Анне уже никогда больше не довелось увидеть верную «Жулию». Фрейлина Менгден осталась в Ораниенбурге вместе с карлицей, кормилицей и несколькими дворцовыми служителями и коротала время за рукоделием и игрой в карты с полковником Геймбургом. Эта «безызвестная экспедиция» состояла под охраной «трезвого и постоянного человека», капитана Степана Ракусовского, и тринадцати солдат его команды. Столь малый гарнизон даже не мог толком нести караулы, и капитан просил о прибавке солдат, но его просьбы оставались без ответа. Впрочем, и особых оснований для беспокойства не было: заключенные жили мирно, ими никто не интересовался, так что начальнику охраны приходилось заниматься преимущественно хозяйственными делами и коротко рапортовать: «Арестанты обстоят во всяком благополучии». Как только им разрешили иметь бумагу и чернила, Адольф Геймбург сочинил прошение об «отпуске».
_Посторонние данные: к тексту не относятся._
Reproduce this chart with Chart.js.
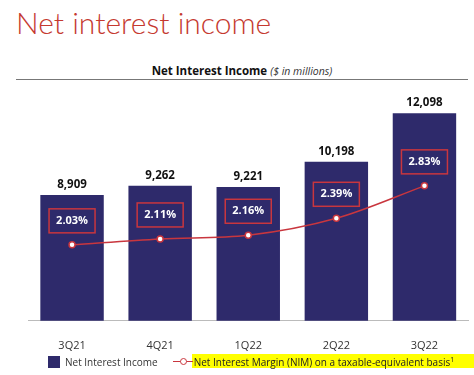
<!DOCTYPE html>
<html>
<head>
<meta charset="utf-8">
<script src="https://cdn.jsdelivr.net/npm/chart.js@4"></script>
<style>
  body { margin: 0; background: #fff; }
  #wrap { position: relative; width: 474px; height: 375px; overflow: hidden; font-family: "Open Sans", sans-serif; }
  #heading { position: absolute; left: 16px; top: 4px; font-family: Lato, sans-serif; font-weight: 300; font-size: 30px; color: #c5392f; }
  #sub { position: absolute; left: 0; width: 484px; top: 63px; text-align: center; font-size: 11.5px; color: #111; }
  #sub b { font-weight: 700; }
  #sub i { font-size: 10.5px; color: #333; }
  #rule { position: absolute; left: 16px; top: 79px; width: 452px; height: 0; border-top: 1.5px solid #777; }
  canvas { position: absolute; left: 0; top: 0; }
  #band { position: absolute; left: 192px; right: 0; top: 354px; height: 14px; background: #ffff00; }
  #legend { position: absolute; left: 48px; top: 355px; width: 500px; font-size: 10px; color: #333; display: flex; align-items: center; white-space: nowrap; }
  .sw { width: 12px; height: 12px; background: #2e2a6b; margin-right: 5px; flex: none; }
  .ln { position: relative; width: 20px; height: 10px; margin-left: 15px; flex: none; }
  .ln:before { content: ""; position: absolute; left: 0; right: 0; top: 4px; border-top: 1.5px solid #c9363e; }
  .ln:after { content: ""; position: absolute; left: 7px; top: 1px; width: 5px; height: 5px; border: 1.5px solid #c9363e; border-radius: 50%; background: #fff; }
  .hl { color: #222; padding-left: 1px; }
  .hl sup { font-size: 7px; }
</style>
</head>
<body>
<div id="wrap">
  <div id="heading">Net interest income</div>
  <div id="sub"><b>Net Interest Income</b> <i>($ in millions)</i></div>
  <div id="rule"></div>
  <canvas id="chart" width="474" height="375"></canvas>
  <div id="band"></div>
  <div id="legend">
    <div class="sw"></div><span>Net Interest Income</span>
    <div class="ln"></div><span class="hl">Net Interest Margin (NIM) on a taxable-equivalent basis<sup>1</sup></span>
  </div>
</div>
<script>
// Data
const quarters = ["3Q21", "4Q21", "1Q22", "2Q22", "3Q22"];
const netInterestIncome = [8909, 9262, 9221, 10198, 12098];
const nimPercent = [2.03, 2.11, 2.16, 2.39, 2.83];

const barColor = "#2e2a6b";
const lineColor = "#c9363e";

// Draws the value labels over bars and the boxed NIM labels
const labelPlugin = {
  id: "labels",
  afterDatasetsDraw(chart) {
    const ctx = chart.ctx;
    ctx.save();
    ctx.textAlign = "center";
    ctx.textBaseline = "middle";

    const bars = chart.getDatasetMeta(1).data;
    ctx.font = "bold 11.5px 'Open Sans', sans-serif";
    ctx.fillStyle = "#111";
    bars.forEach((bar, i) => {
      ctx.fillText(netInterestIncome[i].toLocaleString("en-US"), bar.x, bar.y - 10);
    });

    const points = chart.getDatasetMeta(0).data;
    points.forEach((pt, i) => {
      const cy = pt.y - 24;
      ctx.strokeStyle = lineColor;
      ctx.lineWidth = 1.5;
      ctx.strokeRect(pt.x - 23, cy - 12, 46, 24);
      ctx.fillStyle = "#fff";
      ctx.font = "bold 11px 'Open Sans', sans-serif";
      ctx.fillText(nimPercent[i].toFixed(2) + "%", pt.x, cy);
    });
    ctx.restore();
  },
};

new Chart(document.getElementById("chart"), {
  data: {
    labels: quarters,
    datasets: [
      {
        type: "line",
        label: "Net Interest Margin (NIM) on a taxable-equivalent basis",
        data: nimPercent,
        yAxisID: "y2",
        borderColor: lineColor,
        borderWidth: 1.5,
        pointBackgroundColor: "#fff",
        pointBorderColor: lineColor,
        pointBorderWidth: 1.5,
        pointRadius: 3,
        cubicInterpolationMode: "monotone",
      },
      {
        type: "bar",
        label: "Net Interest Income",
        data: netInterestIncome,
        yAxisID: "y",
        backgroundColor: barColor,
        categoryPercentage: 0.72,
        barPercentage: 1,
      },
    ],
  },
  options: {
    responsive: false,
    animation: false,
    layout: { padding: { left: 28, right: 5, top: 90, bottom: 13 } },
    plugins: {
      legend: { display: false },
      tooltip: { enabled: false },
    },
    scales: {
      x: {
        grid: { display: false },
        border: { color: "#bbb", width: 1 },
        ticks: { color: "#333", font: { family: "'Open Sans', sans-serif", size: 11 }, padding: 10 },
      },
      y: { display: false, min: 4000, max: 13000 },
      y2: { display: false, min: 1.0, max: 4.13 },
    },
  },
  plugins: [labelPlugin],
});
</script>
</body>
</html>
Чувствовала ли Елизавета за собой вину по отношению к свергнутой и заточенной сопернице? «Работа» монарха не подразумевает подобных сантиментов. Скорее ее могла интересовать реакция зарубежных родственников брауншвейгской четы — особенно в том случае, если бы с ней что-то произошло. Тем не менее государыня иногда вспоминала о заточенном семействе и посылала ему подарки. Под Новый год к ним прибыли «три антала[51] венгерскаго вина и две дюжины разных гданских водок». «Я не в состоянии вашему превосходительству донесть, — писал Корф руководителю Кабинета ее императорского величества И. А. Черкасову 5 января 1745 года, — какое обрадование при моем объявлении у известных персон было, когда я им объявил ея и[мператор]ского в[еличест]ва высочайшую милость о позволении службы Божией и о присылке вин; они с радости сами не знали, что на то мне ответствовать, но сказали: "Обрадуй и заплати Господь Бог ее и[мператор]ское в[еличест]во всемилостивейшую государыню, так как мы, бедные, ныне чрез вас высочайшею ее и[мператор]ского в[еличест]ва матернею милостью порадованы, и удержи Бог впредь ея и[мператор]ского в[е личест]ва милость к нам бедным!"». Были ли эти похвалы искренними или их посоветовал выразить искушенный в придворной науке Николай Андреевич, судить не нам.